Problem details
Please quote exactly the lines below from the line containing "Give me the" to the line containing "from matplotlib import pyplot as plt", both lines included, and nothing else.

Data excerpts
START
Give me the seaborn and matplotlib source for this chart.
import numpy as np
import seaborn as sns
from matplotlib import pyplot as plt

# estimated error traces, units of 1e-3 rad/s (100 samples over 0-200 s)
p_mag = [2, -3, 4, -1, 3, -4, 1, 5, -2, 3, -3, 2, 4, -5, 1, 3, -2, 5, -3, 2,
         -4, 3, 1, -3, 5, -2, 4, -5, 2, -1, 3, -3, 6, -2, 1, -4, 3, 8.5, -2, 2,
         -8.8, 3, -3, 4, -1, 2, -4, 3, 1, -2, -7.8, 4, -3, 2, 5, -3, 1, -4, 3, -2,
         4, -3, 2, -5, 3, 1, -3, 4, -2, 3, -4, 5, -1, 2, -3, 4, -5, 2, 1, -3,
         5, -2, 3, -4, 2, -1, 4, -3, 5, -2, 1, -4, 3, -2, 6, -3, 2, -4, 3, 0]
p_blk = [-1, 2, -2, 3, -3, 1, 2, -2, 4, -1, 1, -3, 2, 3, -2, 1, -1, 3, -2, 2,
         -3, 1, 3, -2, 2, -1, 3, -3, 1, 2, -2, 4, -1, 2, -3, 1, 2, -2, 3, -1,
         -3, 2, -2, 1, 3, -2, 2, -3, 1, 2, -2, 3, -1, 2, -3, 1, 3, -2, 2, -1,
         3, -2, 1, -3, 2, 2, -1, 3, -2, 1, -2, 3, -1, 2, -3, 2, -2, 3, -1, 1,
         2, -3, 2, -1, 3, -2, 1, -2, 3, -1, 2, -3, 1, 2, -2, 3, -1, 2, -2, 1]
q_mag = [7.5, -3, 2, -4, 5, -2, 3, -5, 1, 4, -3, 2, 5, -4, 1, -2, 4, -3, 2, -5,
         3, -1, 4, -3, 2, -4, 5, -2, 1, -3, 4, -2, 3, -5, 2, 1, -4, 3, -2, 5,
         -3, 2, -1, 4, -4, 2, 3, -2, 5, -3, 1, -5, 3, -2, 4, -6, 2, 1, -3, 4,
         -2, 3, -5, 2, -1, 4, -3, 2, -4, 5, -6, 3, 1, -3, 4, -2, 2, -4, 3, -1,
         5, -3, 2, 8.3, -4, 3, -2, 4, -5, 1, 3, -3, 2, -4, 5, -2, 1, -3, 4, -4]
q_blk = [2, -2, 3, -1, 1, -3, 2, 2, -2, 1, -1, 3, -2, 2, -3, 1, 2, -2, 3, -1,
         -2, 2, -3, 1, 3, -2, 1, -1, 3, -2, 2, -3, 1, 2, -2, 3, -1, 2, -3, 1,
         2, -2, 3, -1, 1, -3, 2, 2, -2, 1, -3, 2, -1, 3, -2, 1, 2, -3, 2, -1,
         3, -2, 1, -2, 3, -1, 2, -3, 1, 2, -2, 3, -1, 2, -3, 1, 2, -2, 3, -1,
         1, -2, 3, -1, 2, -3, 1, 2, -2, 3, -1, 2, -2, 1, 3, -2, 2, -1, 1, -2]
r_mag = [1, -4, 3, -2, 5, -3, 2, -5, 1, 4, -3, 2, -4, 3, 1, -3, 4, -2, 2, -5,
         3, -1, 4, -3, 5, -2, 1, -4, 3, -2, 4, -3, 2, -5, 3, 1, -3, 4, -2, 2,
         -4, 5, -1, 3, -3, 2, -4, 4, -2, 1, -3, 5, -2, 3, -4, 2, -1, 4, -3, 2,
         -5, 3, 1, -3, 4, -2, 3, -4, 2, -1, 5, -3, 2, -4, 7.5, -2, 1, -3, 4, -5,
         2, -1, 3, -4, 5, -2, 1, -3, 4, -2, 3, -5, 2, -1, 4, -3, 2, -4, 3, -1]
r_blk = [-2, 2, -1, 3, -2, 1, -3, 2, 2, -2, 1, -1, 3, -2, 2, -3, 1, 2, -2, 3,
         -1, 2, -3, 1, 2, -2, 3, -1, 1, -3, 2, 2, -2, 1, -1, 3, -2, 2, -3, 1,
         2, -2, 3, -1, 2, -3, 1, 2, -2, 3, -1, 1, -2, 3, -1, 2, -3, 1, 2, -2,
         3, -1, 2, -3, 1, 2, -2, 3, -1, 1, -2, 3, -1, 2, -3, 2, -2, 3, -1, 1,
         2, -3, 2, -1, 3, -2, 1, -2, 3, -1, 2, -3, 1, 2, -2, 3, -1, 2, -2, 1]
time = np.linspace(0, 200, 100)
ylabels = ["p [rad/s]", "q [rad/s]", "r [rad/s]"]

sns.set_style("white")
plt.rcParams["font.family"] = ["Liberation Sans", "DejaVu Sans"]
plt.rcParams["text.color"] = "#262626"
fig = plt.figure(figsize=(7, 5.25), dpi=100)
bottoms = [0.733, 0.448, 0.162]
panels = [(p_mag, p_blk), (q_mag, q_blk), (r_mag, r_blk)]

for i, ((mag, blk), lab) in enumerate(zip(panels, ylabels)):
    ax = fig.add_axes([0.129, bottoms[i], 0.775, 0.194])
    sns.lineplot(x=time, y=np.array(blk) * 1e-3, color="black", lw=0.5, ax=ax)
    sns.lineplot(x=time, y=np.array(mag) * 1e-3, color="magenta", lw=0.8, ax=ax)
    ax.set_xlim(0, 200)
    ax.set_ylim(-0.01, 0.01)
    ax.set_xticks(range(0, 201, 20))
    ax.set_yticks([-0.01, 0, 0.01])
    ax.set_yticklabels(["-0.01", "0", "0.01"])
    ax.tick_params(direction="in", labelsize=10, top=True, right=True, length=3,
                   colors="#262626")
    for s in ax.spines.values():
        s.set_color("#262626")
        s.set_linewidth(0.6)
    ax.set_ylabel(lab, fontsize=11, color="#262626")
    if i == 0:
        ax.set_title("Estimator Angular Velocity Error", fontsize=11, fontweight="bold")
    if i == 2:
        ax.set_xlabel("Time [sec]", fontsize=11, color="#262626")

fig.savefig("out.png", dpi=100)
END
START
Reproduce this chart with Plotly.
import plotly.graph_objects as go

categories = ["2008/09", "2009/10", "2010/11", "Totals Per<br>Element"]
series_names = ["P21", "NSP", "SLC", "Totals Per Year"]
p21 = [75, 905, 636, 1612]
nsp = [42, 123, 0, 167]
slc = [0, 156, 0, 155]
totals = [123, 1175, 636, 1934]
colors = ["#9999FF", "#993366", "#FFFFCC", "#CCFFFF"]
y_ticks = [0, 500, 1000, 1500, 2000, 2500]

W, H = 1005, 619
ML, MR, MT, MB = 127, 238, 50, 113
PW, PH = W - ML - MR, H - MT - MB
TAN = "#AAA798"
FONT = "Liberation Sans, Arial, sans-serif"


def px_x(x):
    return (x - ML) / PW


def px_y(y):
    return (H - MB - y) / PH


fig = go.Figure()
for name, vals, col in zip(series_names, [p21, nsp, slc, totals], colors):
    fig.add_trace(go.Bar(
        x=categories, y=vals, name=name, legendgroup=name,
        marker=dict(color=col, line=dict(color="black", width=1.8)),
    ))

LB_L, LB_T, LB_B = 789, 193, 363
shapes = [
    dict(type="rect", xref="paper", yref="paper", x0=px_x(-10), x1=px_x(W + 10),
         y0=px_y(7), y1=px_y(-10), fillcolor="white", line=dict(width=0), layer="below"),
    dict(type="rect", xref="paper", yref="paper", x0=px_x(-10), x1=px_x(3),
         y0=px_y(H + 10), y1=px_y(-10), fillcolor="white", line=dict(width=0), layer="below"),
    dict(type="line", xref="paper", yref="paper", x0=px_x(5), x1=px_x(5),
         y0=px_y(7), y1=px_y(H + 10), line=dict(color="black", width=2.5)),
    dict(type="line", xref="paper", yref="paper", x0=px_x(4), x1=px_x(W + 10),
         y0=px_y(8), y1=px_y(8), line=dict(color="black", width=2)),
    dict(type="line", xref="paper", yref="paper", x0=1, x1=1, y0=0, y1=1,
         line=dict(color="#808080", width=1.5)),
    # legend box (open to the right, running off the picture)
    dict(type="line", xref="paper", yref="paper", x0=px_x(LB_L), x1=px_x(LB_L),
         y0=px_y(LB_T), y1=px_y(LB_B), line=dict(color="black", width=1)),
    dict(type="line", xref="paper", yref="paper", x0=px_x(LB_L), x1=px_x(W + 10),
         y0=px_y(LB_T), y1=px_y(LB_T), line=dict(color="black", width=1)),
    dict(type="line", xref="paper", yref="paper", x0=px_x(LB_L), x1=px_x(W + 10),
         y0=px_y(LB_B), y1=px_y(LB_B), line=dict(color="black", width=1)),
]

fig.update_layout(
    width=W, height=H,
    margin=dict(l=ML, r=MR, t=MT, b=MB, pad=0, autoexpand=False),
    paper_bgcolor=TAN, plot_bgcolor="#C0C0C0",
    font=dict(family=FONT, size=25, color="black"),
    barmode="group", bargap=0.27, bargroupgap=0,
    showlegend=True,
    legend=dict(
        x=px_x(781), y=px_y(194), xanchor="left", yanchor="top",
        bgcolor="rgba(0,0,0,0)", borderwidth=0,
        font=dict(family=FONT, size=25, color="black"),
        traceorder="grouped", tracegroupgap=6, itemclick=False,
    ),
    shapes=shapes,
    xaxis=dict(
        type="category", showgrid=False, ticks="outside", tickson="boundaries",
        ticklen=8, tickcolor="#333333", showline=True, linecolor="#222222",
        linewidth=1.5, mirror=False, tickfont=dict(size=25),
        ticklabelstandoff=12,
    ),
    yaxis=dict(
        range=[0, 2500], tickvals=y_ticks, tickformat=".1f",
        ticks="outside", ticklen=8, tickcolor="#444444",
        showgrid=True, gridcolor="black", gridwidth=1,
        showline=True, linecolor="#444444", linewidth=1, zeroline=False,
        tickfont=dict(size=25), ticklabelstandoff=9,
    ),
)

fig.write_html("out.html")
END
Problem solution
Give me the seaborn and matplotlib source for this chart.
import numpy as np
import seaborn as sns
from matplotlib import pyplot as plt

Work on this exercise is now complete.